Eye on the Markets Summer 2016: The European Capital Markets Union
Regulation develops in cycles; regulation, deregulation, re-regulation... The cycles vary in length and depth but they will always occur.
Eight years on from the height of the financial crisis and policy-makers’ thoughts have turned in a new direction. Rather than focus on making markets and firms safer, regulators need to manage the next wave of regulatory change in a way to support economic growth and job creation.
It could seem contradictory to suggest that yet more regulation might be capable of facilitating innovation and supporting economic growth but that is what is being talked about in Europe. The European Commission’s next wave of regulation, a broad collection of 33 measures under the umbrella title of Capital Markets Union (CMU) specifically target ‘jobs and growth’ as the desired outcomes.
What’s Most Eye-catching in the CMU?
High on the list is probably the plan to revitalise the moribund securitisation market. Securitisation, in whatever form, has a bad reputation, having been at the heart of the financial crisis. However, increased capital requirements in recent years have reinforced securitisation’s value in freeing up banks’ balance sheets to enable more lending to the real economy. In December 2015, the European Commission published a draft regulation on simple, transparent and standardised (STS) securitisation. It acknowledges the importance of a well-functioning securitisation market whilst noting that the problem caused by residential mortgage-backed securities (RMBS) during the crisis was largely a US rather than European one.
“For BBB-rated products US RMBS’ default rates peaked at 62% and 46% (subprime and prime, respectively) while EU products’ default rates peaked at 0.2%.”
Another interesting measure in the CMU is the proposed “review of EU corporate bond markets, focusing on how market liquidity can be improved”. This is inextricably linked to the forthcoming MiFID II rules which will bring full pre- and post-trade transparency to more liquid corporate bonds. A measure that some believe could damage the already fragile levels of liquidity in these instruments.
Finally, the European Commission has undertaken a call for evidence on the cumulative impact of financial reform.

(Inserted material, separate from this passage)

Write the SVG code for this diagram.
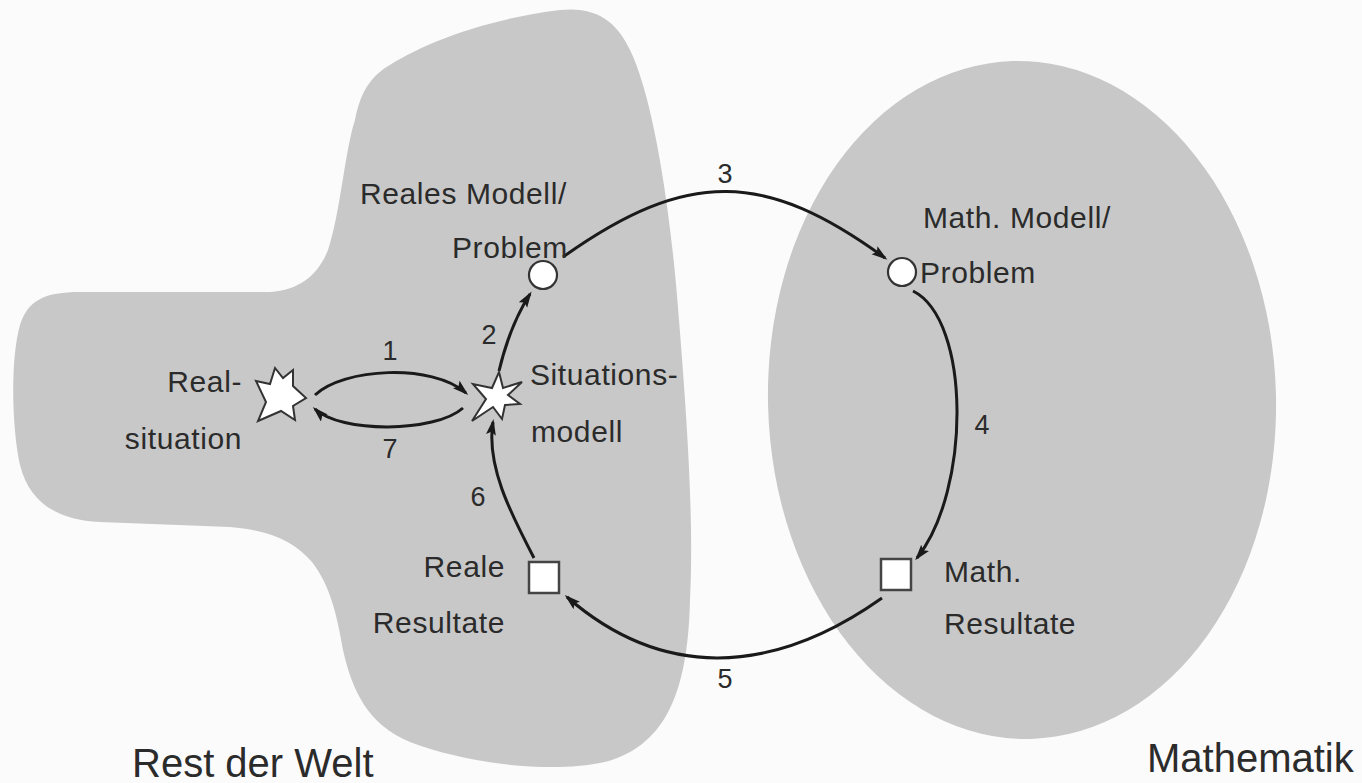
<svg xmlns="http://www.w3.org/2000/svg" width="1362" height="783" viewBox="0 0 1362 783">
<style>
.region{fill:#c8c8c8;stroke:none}
.lbl{font-family:"Liberation Sans",Arial,sans-serif;font-size:30px;fill:#2b2b2b;letter-spacing:0.6px}
.big{font-family:"Liberation Sans",Arial,sans-serif;font-size:40px;fill:#2b2b2b}
.num{font-family:"Liberation Sans",Arial,sans-serif;font-size:27px;fill:#2b2b2b;text-anchor:middle}
.end{text-anchor:end}
.conn{fill:none;stroke:#1a1a1a;stroke-width:3;marker-end:url(#arrow)}
.circ{fill:#ffffff;stroke:#333333;stroke-width:2.2}
.sq{fill:#ffffff;stroke:#444444;stroke-width:2.5}
.star{fill:#ffffff;stroke:#333333;stroke-width:2;stroke-linejoin:miter}
</style>
<defs>
<marker id="arrow" markerUnits="userSpaceOnUse" markerWidth="17" markerHeight="11" refX="13" refY="5" orient="auto">
<path d="M0,0 L16,5 L0,10 L3,5 Z" fill="#1a1a1a"/>
</marker>
</defs>
<rect width="1362" height="783" fill="#fbfbfb"/>

<g id="rest-der-welt">
<path class="region" d="M 355,120 C 360,95 368,80 385,68 C 420,45 480,20 560,10 C 600,6 618,25 630,50 C 652,95 670,200 679,320 C 687,420 694,520 690,600 C 688,680 672,740 612,760 C 560,775 470,765 410,742 C 368,725 352,690 343,650 C 337,615 330,585 312,562 C 295,542 270,530 230,527 L 100,522 C 60,520 30,505 20,465 C 12,430 10,360 20,325 C 28,300 45,292 80,292 L 270,292 C 300,290 318,275 328,250 C 340,215 345,150 355,120 Z"/>
<text class="big" x="132" y="777">Rest der Welt</text>
</g>

<g id="mathematik">
<ellipse class="region" cx="1022" cy="400" rx="254" ry="339" transform="rotate(-1.5 1022 400)"/>
<text class="big" x="1147" y="772">Mathematik</text>
</g>

<g id="connectors">
<path id="c1" class="conn" d="M 315,395 C 343,368 432,363 466,393"/>
<text class="num" x="390" y="360">1</text>
<path id="c7" class="conn" d="M 463,408 C 435,433 340,433 315,409"/>
<text class="num" x="390" y="458">7</text>
<path id="c2" class="conn" d="M 499,371 Q 510,325 530,294"/>
<text class="num" x="489" y="344">2</text>
<path id="c3" class="conn" d="M 563,257 C 688,168 766,171 885,258"/>
<text class="num" x="725" y="183">3</text>
<path id="c4" class="conn" d="M 913,291 C 971,320 971,490 917,558"/>
<text class="num" x="982" y="434">4</text>
<path id="c5" class="conn" d="M 882,598 C 769,678 660,678 567,597"/>
<text class="num" x="725" y="688">5</text>
<path id="c6" class="conn" d="M 534,558 C 510,512 486,465 493,422"/>
<text class="num" x="478" y="506">6</text>
</g>

<g id="realsituation">
<polygon class="star" points="256,381 270,384 275,368 283,378 293,370 293,386 306,398 293,406 295,420 281,411 258,421 266,402"/>
<text class="lbl end" x="242" y="392">Real-</text>
<text class="lbl end" x="242" y="449">situation</text>
</g>

<g id="situationsmodell">
<polygon class="star" points="499,372 503,388 522,382 508,395 520,404 505,405 502,419 493,407 472,421 486,399 473,384 492,388"/>
<text class="lbl" x="530" y="385">Situations-</text>
<text class="lbl" x="531" y="442">modell</text>
</g>

<g id="reales-modell">
<circle class="circ" cx="543" cy="275" r="14"/>
<text class="lbl" x="360" y="204">Reales Modell/</text>
<text class="lbl" x="452" y="258">Problem</text>
</g>

<g id="math-modell">
<circle class="circ" cx="902" cy="272" r="14"/>
<text class="lbl" x="923" y="228">Math. Modell/</text>
<text class="lbl" x="920" y="283">Problem</text>
</g>

<g id="math-resultate">
<rect class="sq" x="881" y="559" width="30" height="31"/>
<text class="lbl" x="944" y="582">Math.</text>
<text class="lbl" x="944" y="634">Resultate</text>
</g>

<g id="reale-resultate">
<rect class="sq" x="529" y="562" width="30" height="31"/>
<text class="lbl end" x="505" y="577">Reale</text>
<text class="lbl end" x="505" y="633">Resultate</text>
</g>
</svg>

This has attracted many responses, pointing out potential overlaps, underlaps and mismatches in EU financial services legislation, with many highlighting the current fragmented EU approach to regulatory reporting as ripe for reform. Some market participants would probably like the Commission to halt any new legislation whilst the implementation of the new rules is completed (most notably MiFID II), so that the cumulative impact of the legislation can be assessed properly. However, Lord Hill, European Commissioner for Financial Stability, Financial Services and Capital Markets Union, and his team will be pressing on with the Benchmark Regulation, the Securities Financing Transactions Regulation, the Prospectus Regulation and the rest. Can you really regulate for ‘jobs and growth’? Only time will tell.